German Finance Minister Wolfgang Schaeuble yesterday warned eurozone peers and the US not to get hooked on borrowing, as a war of words brewed ahead of a G20 summit in Toronto.
“Governments should not become addicted to borrowing as a quick fix to stimulate demand,” Schaeuble wrote in an op-ed piece printed in the Financial Times and Handelsblatt newspapers.
“Deficit spending cannot become a permanent state of affairs,” he stressed.
Germany has been singled out by officials in Europe and the US for failing to boost domestic demand, and billionaire investor George Soros warned on Wednesday that the euro could fail because of decisions by German authorities.

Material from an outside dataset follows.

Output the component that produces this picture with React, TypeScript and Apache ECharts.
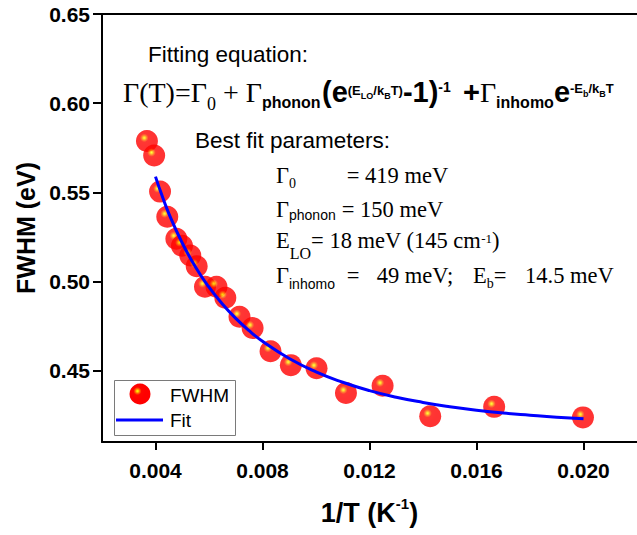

Forcing Europe’s governments to slash their budgets could push the continent “into a period of prolonged stagnation or worse,” Soros said in Berlin. “That will, in turn, generate discontent and social unrest.”
Coming at a time when the Chinese authorities have also put on the brakes, slashing the deficits “could push the global economy into a slowdown or possibly a double dip,” Soros warned.
“Unfortunately, Germany doesn’t realize what it’s doing,” he said.
Should the European countries go forward with a coordinated effort of budget tightening, the result could be deflation, which would draw weaker countries deeper into recession and set off a spiral that would ultimately lead to even deeper budget cuts, he said.
Soros sharply criticized Germany’s obsession with debt reduction and said Chancellor Angela Merkel’s government is now treating the Maastricht treaty as “the gospel which has to be obeyed without any modification.” The treaty imposes the 16 countries sharing the euro currency a maximum limit for their budget deficit and the overall debt burden.
“Now these countries are expected to return to the Maastricht criteria even if such a move sets in motion a deflationary spiral,” he said in a speech at Berlin’s Humboldt University.
But Schaeuble said there was just one reason for recent turmoil in the 16-nation bloc: “Excessive budget deficits in many European countries.”
Acknowledging that Germany found itself the focus of “one of the most passionately debated economic issues of the day” the finance minister replied with “an emphatic no” to the question of whether Berlin was acting prematurely in reining in its deficit.
The issue is likely to be high on the agenda at a meeting of the G8 and G20 developed and developing economies in Toronto today and tomorrow.
Schaeuble underscored that Germany still had an expansionary budget this year “unlike most of its European peers,” and said Berlin was hardly “slamming on the brakes” with a “controlled and measured approach to reducing our deficit.”
He described Germany’s path as “expansionary fiscal consolidation.”
Some economists have pointed out that such consolidation can actually boost growth, especially in countries with excessive state spending and deficits.
Germany managed to essentially balance its budget in 2007 and 2008 before increased spending to battle the recession saw its public deficit exceed the 3 percent EU limit last year.
The German government has said it would try to cut at least 80 billion euros (US$99 billion) from the budget by 2014, including more than 11 billion euros next year.
It has also passed a “debt brake” law that binds Berlin to a balanced budget again by 2016 at the latest.
“The German government knows it has a responsibility to promote growth in Europe and the world. We will rise to it not by piling up public debt but by fulfilling our traditional role as an anchor of stability,” Schaeuble wrote.